Dans le conflit en Ukraine, l’Europe s’est faite timide dans sa réponse aux agissements russes, qu’elle condamne pourtant. Même dans la foulée de l’écrasement du vol MH17, elle peine à imposer des sanctions sévères. Selon Olivier Schmitt, chercheur postdoctoral au CÉRIUM, il s’agit du résultat d’un conflit entre intérêts économiques et stratégiques et, surtout, d’une incapacité à admettre — contrairement à la Russie — la réalité de la puissance dans les rapports internationaux.
Pourquoi cette frilosité de l’Europe vis-à-vis de la Russie ?
L’Europe n’est pas une entité politique autonome et tous les États n’ont pas les mêmes intérêts et perceptions de la menace posée par la Russie. Par exemple, la Pologne a été très virulente dans sa dénonciation de la Russie, et l’Espagne beaucoup moins. Du fait de ces divergences, la position de l’Union européenne ne peut être rien d’autre que le plus petit dénominateur commun.
Fondamentalement, le comportement de Vladimir Poutine force à une révolution conceptuelle des rapports avec Moscou que les Européens ont du mal à accomplir : la Russie ne sera pas le partenaire dont les Occidentaux ont rêvé pendant 20 ans, mais elle n’est pas non plus l’ennemie mortelle de la guerre froide. Il s’agit d’une relation compétitive qui s’exprime sur le plan des rapports économiques, mais aussi des rapports de force militaires. C’est quelque chose que les Européens refusent d’admettre, puisqu’ils préfèrent commettre le suicide stratégique d’un désarmement unilatéral généralisé et croire en la puissance du droit international comme moyen de régulation des rapports internationaux. La frilosité européenne est le résultat d’une incapacité à penser et à admettre la réalité de la puissance et des conflits dans les rapports internationaux.
Les dynamiques sont-elles similaires vis-à-vis de la Russie entre les trois principales puissances européennes que sont le Royaume-Uni, la France et l’Allemagne ?
Les trois pays doivent arbitrer entre leurs intérêts économiques envers Moscou et le défi stratégique que pose l’attitude russe, soit la remise en cause, par la force, des frontières internationales en Europe. Les dynamiques sont donc similaires entre les trois pays, mais prennent des formes spécifiques.
La rhétorique ferme de la chancelière allemande, Angela Merkel, a surpris les observateurs qui s’attendaient à une plus grande complaisance de la part de l’Allemagne, notamment depuis que Frank-Walter Steinmeier, réputé proche des positions russes, est redevenu ministre des Affaires étrangères. Les milieux économiques sont néanmoins inquiets des répercussions possibles.

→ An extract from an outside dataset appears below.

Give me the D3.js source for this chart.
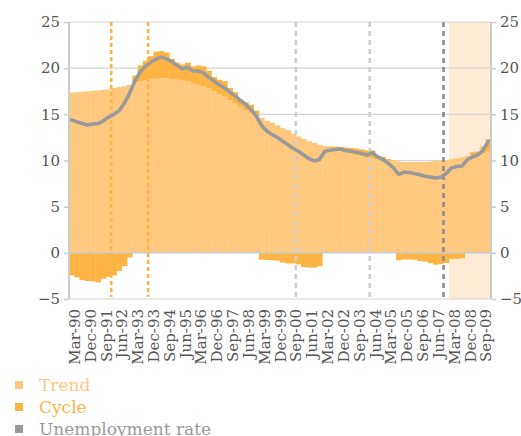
<!DOCTYPE html>
<html>
<head>
<meta charset="utf-8">
<script src="https://cdn.jsdelivr.net/npm/d3@7"></script>
<style>
  body { margin: 0; background: #fff; }
  svg { display: block; }
  text { font-family: "DejaVu Serif", "Liberation Serif", serif; }
</style>
</head>
<body>
<svg id="chart" width="521" height="436"></svg>
<script>
// Quarterly periods, Mar-90 .. Dec-09
const quarters = [
  "Mar-90","Jun-90","Sep-90","Dec-90","Mar-91","Jun-91","Sep-91","Dec-91",
  "Mar-92","Jun-92","Sep-92","Dec-92","Mar-93","Jun-93","Sep-93","Dec-93",
  "Mar-94","Jun-94","Sep-94","Dec-94","Mar-95","Jun-95","Sep-95","Dec-95",
  "Mar-96","Jun-96","Sep-96","Dec-96","Mar-97","Jun-97","Sep-97","Dec-97",
  "Mar-98","Jun-98","Sep-98","Dec-98","Mar-99","Jun-99","Sep-99","Dec-99",
  "Mar-00","Jun-00","Sep-00","Dec-00","Mar-01","Jun-01","Sep-01","Dec-01",
  "Mar-02","Jun-02","Sep-02","Dec-02","Mar-03","Jun-03","Sep-03","Dec-03",
  "Mar-04","Jun-04","Sep-04","Dec-04","Mar-05","Jun-05","Sep-05","Dec-05",
  "Mar-06","Jun-06","Sep-06","Dec-06","Mar-07","Jun-07","Sep-07","Dec-07",
  "Mar-08","Jun-08","Sep-08","Dec-08","Mar-09","Jun-09","Sep-09","Dec-09"
];

// Trend component of unemployment (%)
const trend = [
  17.35,17.4,17.45,17.5,17.55,17.6,17.65,17.7,17.85,17.95,18.05,18.2,
  18.5,18.6,18.7,18.8,18.85,18.9,18.9,18.8,18.75,18.7,18.6,18.4,
  18.2,18.0,17.8,17.5,17.2,16.9,16.5,16.2,15.8,15.4,15.15,14.8,
  14.6,14.3,14.1,13.8,13.5,13.3,12.9,12.6,12.35,12.1,11.9,11.7,
  11.5,11.35,11.2,11.05,10.9,10.75,10.6,10.45,10.3,10.2,10.1,10.05,
  10.0,9.95,9.9,9.85,9.85,9.85,9.85,9.85,9.9,9.95,10.0,10.05,
  10.15,10.25,10.35,10.45,10.55,10.65,10.8,10.95
];

// Cyclical component (percentage points)
const cycle = [
  -2.45,-2.65,-2.95,-3.05,-3.1,-3.2,-2.8,-2.6,-2.45,-1.95,-1.45,-0.5,
  0.7,1.7,2.1,2.5,2.95,2.95,2.8,2.2,1.85,1.7,2.0,1.8,
  2.1,2.2,1.9,1.55,1.55,1.7,1.35,1.2,0.8,0.9,0.9,0.6,
  -0.75,-0.78,-0.8,-0.85,-1.05,-1.15,-1.15,-1.25,-1.55,-1.6,-1.6,-1.45,
  0.05,0.15,0.3,0.4,0.5,0.6,0.7,0.75,0.8,0.9,0.4,0.35,
  0.15,0.05,-0.8,-0.72,-0.72,-0.75,-0.88,-0.95,-1.12,-1.28,-1.2,-1.1,
  -0.65,-0.65,-0.58,0.05,0.35,0.3,0.7,1.35
];

// Unemployment rate (%)
const unemployment = [
  14.4,14.2,14.0,13.85,13.95,14.0,14.3,14.7,15.0,15.4,16.2,17.3,
  18.6,19.6,20.2,20.6,21.0,21.2,21.0,20.7,20.3,19.9,20.1,19.7,
  19.7,19.5,19.0,18.6,18.2,17.85,17.4,17.0,16.5,16.1,15.5,14.8,
  13.8,13.2,12.8,12.5,12.1,11.7,11.3,11.0,10.6,10.2,9.95,10.1,
  11.0,11.1,11.2,11.25,11.05,11.0,10.9,10.75,10.6,10.85,10.4,10.1,
  9.7,9.2,8.5,8.75,8.7,8.6,8.45,8.3,8.2,8.1,8.2,8.6,
  9.2,9.35,9.4,10.1,10.4,10.6,11.1,12.1
];

const yTicks = [-5, 0, 5, 10, 15, 20, 25];
const xTickLabels = [
  "Mar-90","Dec-90","Sep-91","Jun-92","Mar-93","Dec-93","Sep-94","Jun-95","Mar-96",
  "Dec-96","Sep-97","Jun-98","Mar-99","Dec-99","Sep-00","Jun-01","Mar-02","Dec-02",
  "Sep-03","Jun-04","Mar-05","Dec-05","Sep-06","Jun-07","Mar-08","Dec-08","Sep-09"
];
const yearStarts = quarters.filter(q => q.startsWith("Mar") && q !== "Mar-90");

// Turning-point markers and the shaded forecast period
const orangeMarks = ["Mar-92", "Dec-93"];
const greyMarks = ["Dec-00", "Jun-04"];
const darkMarks = ["Dec-07"];
const shadeFrom = "Mar-08";

const legendItems = ["Trend", "Cycle", "Unemployment rate"];

const C = {
  trend: "#fec97f",
  cycle: "#fdb443",
  line: "#9a9a9a",
  shade: "#fdebd5",
  grid: "#d6d6d6",
  axis: "#cccccc",
  text: "#555555"
};

const svg = d3.select("#chart");
const plotL = 69, plotR = 491, plotT = 22, plotB = 299;

const x = d3.scaleBand().domain(quarters).range([plotL, plotR]).padding(0);
const y = d3.scaleLinear().domain([-5, 25]).range([plotB, plotT]);
const bw = x.bandwidth();

// shaded period
svg.append("rect")
  .attr("x", x(shadeFrom)).attr("y", y(25))
  .attr("width", plotR - x(shadeFrom)).attr("height", y(-5) - y(25))
  .attr("fill", C.shade);

// horizontal gridlines
svg.append("g").selectAll("line").data(yTicks.filter(v => v !== 0)).join("line")
  .attr("x1", plotL).attr("x2", plotR)
  .attr("y1", d => y(d)).attr("y2", d => y(d))
  .attr("stroke", C.grid).attr("stroke-width", 1.2);

// trend bars
svg.append("g").selectAll("rect").data(quarters).join("rect")
  .attr("x", d => x(d)).attr("width", bw + 0.4)
  .attr("y", (d, i) => y(trend[i]))
  .attr("height", (d, i) => y(0) - y(trend[i]))
  .attr("fill", C.trend);

// cycle bars: stacked on the trend when positive, below zero when negative
svg.append("g").selectAll("rect").data(quarters).join("rect")
  .attr("x", d => x(d)).attr("width", bw + 0.4)
  .attr("y", (d, i) => cycle[i] >= 0 ? y(trend[i] + cycle[i]) : y(0))
  .attr("height", (d, i) => Math.abs(y(0) - y(cycle[i])))
  .attr("fill", C.cycle);

// zero axis with yearly tick marks
svg.append("line")
  .attr("x1", plotL).attr("x2", plotR).attr("y1", y(0)).attr("y2", y(0))
  .attr("stroke", C.axis).attr("stroke-width", 1.5);
svg.append("g").selectAll("line").data(yearStarts).join("line")
  .attr("x1", d => x(d)).attr("x2", d => x(d))
  .attr("y1", y(0)).attr("y2", y(0) - 5)
  .attr("stroke", C.axis).attr("stroke-width", 1.2);

// side axes
[plotL, plotR].forEach(ax => {
  svg.append("line").attr("x1", ax).attr("x2", ax).attr("y1", y(25)).attr("y2", y(-5))
    .attr("stroke", C.axis).attr("stroke-width", 2);
});
const yAxisL = d3.axisLeft(y).tickValues(yTicks).tickSize(4).tickPadding(4);
const yAxisR = d3.axisRight(y).tickValues(yTicks).tickSize(4).tickPadding(4);
function styleAxis(g) {
  g.select(".domain").remove();
  g.selectAll(".tick line").attr("stroke", C.axis).attr("stroke-width", 1.5);
  g.selectAll(".tick text").attr("fill", C.text).attr("font-size", 15)
    .attr("font-family", "DejaVu Serif, serif");
}
svg.append("g").attr("transform", `translate(${plotL - 1},0)`).call(yAxisL).call(styleAxis);
svg.append("g").attr("transform", `translate(${plotR + 1},0)`).call(yAxisR).call(styleAxis);

// vertical markers
function marks(list, color, dash) {
  svg.append("g").selectAll("line").data(list).join("line")
    .attr("x1", d => x(d)).attr("x2", d => x(d))
    .attr("y1", y(25)).attr("y2", y(-5) - 2)
    .attr("stroke", color).attr("stroke-width", 2.6)
    .attr("stroke-dasharray", dash);
}
marks(orangeMarks, "#fdb443", "4,3");
marks(greyMarks, "#cfcfcf", "5,4");
marks(darkMarks, "#8e8e8e", "5,4");

// unemployment rate line
const line = d3.line()
  .x((d, i) => x(quarters[i]) + bw / 2)
  .y(d => y(d))
  .curve(d3.curveLinear);
svg.append("path").datum(unemployment)
  .attr("d", line)
  .attr("fill", "none")
  .attr("stroke", C.line)
  .attr("stroke-width", 3.6)
  .attr("stroke-linejoin", "round")
  .attr("stroke-linecap", "round");

// x tick labels, rotated
svg.append("g").selectAll("text").data(xTickLabels).join("text")
  .attr("transform", d => `translate(${x(d) + bw / 2 + 3},${plotB + 10}) rotate(-90)`)
  .attr("text-anchor", "end")
  .attr("dy", "0.35em")
  .attr("font-size", 15)
  .attr("fill", C.text)
  .text(d => d);

// legend
const legendColors = [C.trend, C.cycle, C.line];
const lg = svg.append("g").selectAll("g").data(legendItems).join("g")
  .attr("transform", (d, i) => `translate(15,${385 + i * 22})`);
lg.append("rect").attr("x", 0).attr("y", -4).attr("width", 8).attr("height", 8)
  .attr("fill", (d, i) => legendColors[i]);
lg.append("text").attr("x", 24).attr("y", 6)
  .attr("font-size", 17)
  .attr("fill", (d, i) => legendColors[i])
  .text(d => d);
</script>
</body>
</html>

La France est dans la situation intenable de vouloir vendre les navires de guerre Mistral à tout prix, tout en affichant une relative fermeté, tandis que la Grande-Bretagne minimise officiellement les conséquences de la crise afin de préserver ses relations avec la Russie, en particulier du fait du poids économique des riches immigrés russes résidant à Londres.
Les trois pays semblent donc vouloir gagner sur les deux tableaux (stratégique et économique), mais le non-choix est intenable à moyen terme et risque au contraire de réduire leur crédibilité.
De son côté, la Russie réagit souvent très mal aux pressions européennes (et américaines). Plutôt que de s’ouvrir, de négocier, elle se rebiffe. Pourquoi ?
L’attitude russe est celle d’une puissance insatisfaite du règlement de paix de 1991 et fondamentalement révisionniste, qui n’accepte pas l’organisation actuelle du système international, où elle estime tenir une place indigne de son rang. Son objectif stratégique est donc de modifier le système en sa faveur, ce qui passe par une remise en cause systématique des accords mis en place pour garantir la sécurité européenne après la fin de la guerre froide.
La Russie se comporte comme une puissance impériale cherchant à vassaliser son proche étranger, une conception incompatible avec les règles du droit international établies depuis 1945. Il faut donc garder à l’esprit que la Russie est fondamentalement insatisfaite, quelle que soit l’action des Occidentaux en sa direction, et que si elle peut reculer à la suite d’un rapport de force défavorable, ce sera toujours un retrait tactique qui ne change rien à son objectif de remettre en cause l’ordre international existant.